━━━ RECORDS SUPPLIED ━━━
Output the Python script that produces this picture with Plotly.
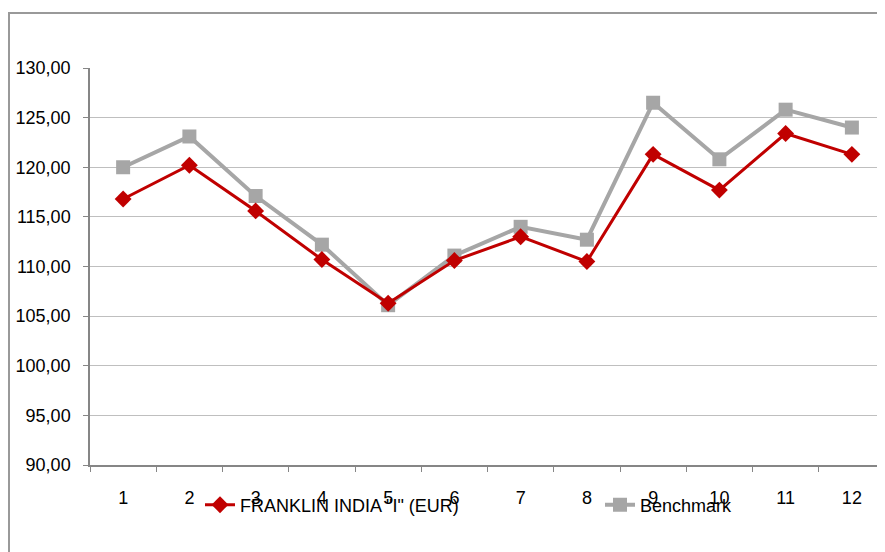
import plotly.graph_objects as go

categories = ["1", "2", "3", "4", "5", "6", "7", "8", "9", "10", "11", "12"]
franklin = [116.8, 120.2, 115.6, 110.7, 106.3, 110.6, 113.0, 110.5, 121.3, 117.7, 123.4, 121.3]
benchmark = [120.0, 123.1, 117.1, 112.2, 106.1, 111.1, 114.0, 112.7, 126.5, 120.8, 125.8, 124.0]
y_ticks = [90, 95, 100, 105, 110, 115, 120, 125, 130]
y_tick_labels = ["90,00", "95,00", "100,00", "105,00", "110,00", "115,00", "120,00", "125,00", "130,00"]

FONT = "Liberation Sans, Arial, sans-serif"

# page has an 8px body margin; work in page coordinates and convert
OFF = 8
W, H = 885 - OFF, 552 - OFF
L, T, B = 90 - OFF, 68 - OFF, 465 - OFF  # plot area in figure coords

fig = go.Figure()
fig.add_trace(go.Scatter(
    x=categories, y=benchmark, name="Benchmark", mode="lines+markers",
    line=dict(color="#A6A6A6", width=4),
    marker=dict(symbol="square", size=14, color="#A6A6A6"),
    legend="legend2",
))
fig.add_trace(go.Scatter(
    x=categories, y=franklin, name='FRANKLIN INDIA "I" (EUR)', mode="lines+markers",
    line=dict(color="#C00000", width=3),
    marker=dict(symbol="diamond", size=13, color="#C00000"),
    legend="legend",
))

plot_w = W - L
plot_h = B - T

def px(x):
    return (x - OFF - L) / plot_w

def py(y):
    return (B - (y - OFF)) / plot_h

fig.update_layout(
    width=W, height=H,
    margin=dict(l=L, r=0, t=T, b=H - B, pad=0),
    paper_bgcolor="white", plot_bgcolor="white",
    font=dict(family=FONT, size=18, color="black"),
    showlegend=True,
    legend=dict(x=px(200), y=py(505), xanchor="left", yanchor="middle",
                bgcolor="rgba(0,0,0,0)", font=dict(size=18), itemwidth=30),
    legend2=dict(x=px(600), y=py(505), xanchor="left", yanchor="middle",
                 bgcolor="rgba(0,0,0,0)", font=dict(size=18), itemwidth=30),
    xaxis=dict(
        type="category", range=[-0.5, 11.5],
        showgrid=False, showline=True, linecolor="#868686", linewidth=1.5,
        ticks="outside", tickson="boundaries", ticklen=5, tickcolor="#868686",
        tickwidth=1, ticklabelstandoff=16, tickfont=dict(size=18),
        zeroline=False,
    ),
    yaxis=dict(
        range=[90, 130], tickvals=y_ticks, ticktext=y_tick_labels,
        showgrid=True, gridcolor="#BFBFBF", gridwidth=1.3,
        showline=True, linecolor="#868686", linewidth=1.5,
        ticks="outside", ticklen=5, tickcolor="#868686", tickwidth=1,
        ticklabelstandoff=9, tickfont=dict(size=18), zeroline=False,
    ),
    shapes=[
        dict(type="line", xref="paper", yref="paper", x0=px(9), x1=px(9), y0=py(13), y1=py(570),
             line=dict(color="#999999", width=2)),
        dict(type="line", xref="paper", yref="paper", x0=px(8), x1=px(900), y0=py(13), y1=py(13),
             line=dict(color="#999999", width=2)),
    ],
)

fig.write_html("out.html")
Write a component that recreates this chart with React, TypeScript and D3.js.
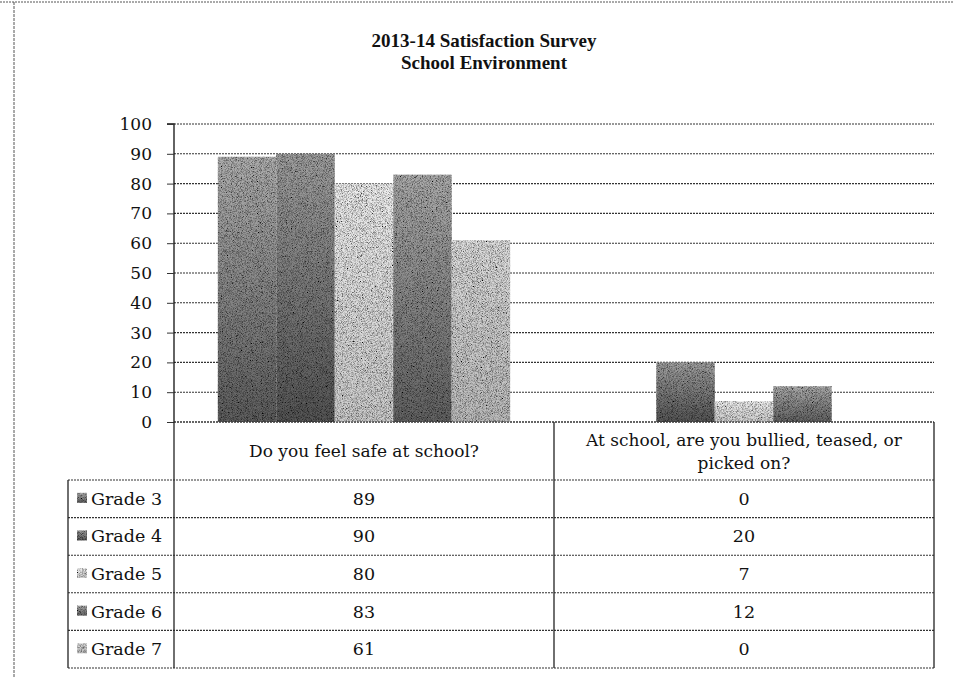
━━━
# [WHAT THIS TASK INVOLVES]
Leave out the pictures and print every line of the data exactly.

# [EXERCISE RESULT]
Output the Python script that produces this picture with Plotly.
import plotly.graph_objects as go

categories = ["1", "2", "3", "4", "5", "6", "7", "8", "9", "10", "11", "12"]
franklin = [116.8, 120.2, 115.6, 110.7, 106.3, 110.6, 113.0, 110.5, 121.3, 117.7, 123.4, 121.3]
benchmark = [120.0, 123.1, 117.1, 112.2, 106.1, 111.1, 114.0, 112.7, 126.5, 120.8, 125.8, 124.0]
y_ticks = [90, 95, 100, 105, 110, 115, 120, 125, 130]
y_tick_labels = ["90,00", "95,00", "100,00", "105,00", "110,00", "115,00", "120,00", "125,00", "130,00"]

FONT = "Liberation Sans, Arial, sans-serif"

# page has an 8px body margin; work in page coordinates and convert
OFF = 8
W, H = 885 - OFF, 552 - OFF
L, T, B = 90 - OFF, 68 - OFF, 465 - OFF  # plot area in figure coords

fig = go.Figure()
fig.add_trace(go.Scatter(
    x=categories, y=benchmark, name="Benchmark", mode="lines+markers",
    line=dict(color="#A6A6A6", width=4),
    marker=dict(symbol="square", size=14, color="#A6A6A6"),
    legend="legend2",
))
fig.add_trace(go.Scatter(
    x=categories, y=franklin, name='FRANKLIN INDIA "I" (EUR)', mode="lines+markers",
    line=dict(color="#C00000", width=3),
    marker=dict(symbol="diamond", size=13, color="#C00000"),
    legend="legend",
))

plot_w = W - L
plot_h = B - T

def px(x):
    return (x - OFF - L) / plot_w

def py(y):
    return (B - (y - OFF)) / plot_h

fig.update_layout(
    width=W, height=H,
    margin=dict(l=L, r=0, t=T, b=H - B, pad=0),
    paper_bgcolor="white", plot_bgcolor="white",
    font=dict(family=FONT, size=18, color="black"),
    showlegend=True,
    legend=dict(x=px(200), y=py(505), xanchor="left", yanchor="middle",
                bgcolor="rgba(0,0,0,0)", font=dict(size=18), itemwidth=30),
    legend2=dict(x=px(600), y=py(505), xanchor="left", yanchor="middle",
                 bgcolor="rgba(0,0,0,0)", font=dict(size=18), itemwidth=30),
    xaxis=dict(
        type="category", range=[-0.5, 11.5],
        showgrid=False, showline=True, linecolor="#868686", linewidth=1.5,
        ticks="outside", tickson="boundaries", ticklen=5, tickcolor="#868686",
        tickwidth=1, ticklabelstandoff=16, tickfont=dict(size=18),
        zeroline=False,
    ),
    yaxis=dict(
        range=[90, 130], tickvals=y_ticks, ticktext=y_tick_labels,
        showgrid=True, gridcolor="#BFBFBF", gridwidth=1.3,
        showline=True, linecolor="#868686", linewidth=1.5,
        ticks="outside", ticklen=5, tickcolor="#868686", tickwidth=1,
        ticklabelstandoff=9, tickfont=dict(size=18), zeroline=False,
    ),
    shapes=[
        dict(type="line", xref="paper", yref="paper", x0=px(9), x1=px(9), y0=py(13), y1=py(570),
             line=dict(color="#999999", width=2)),
        dict(type="line", xref="paper", yref="paper", x0=px(8), x1=px(900), y0=py(13), y1=py(13),
             line=dict(color="#999999", width=2)),
    ],
)

fig.write_html("out.html")
Write a component that recreates this chart with React, TypeScript and D3.js.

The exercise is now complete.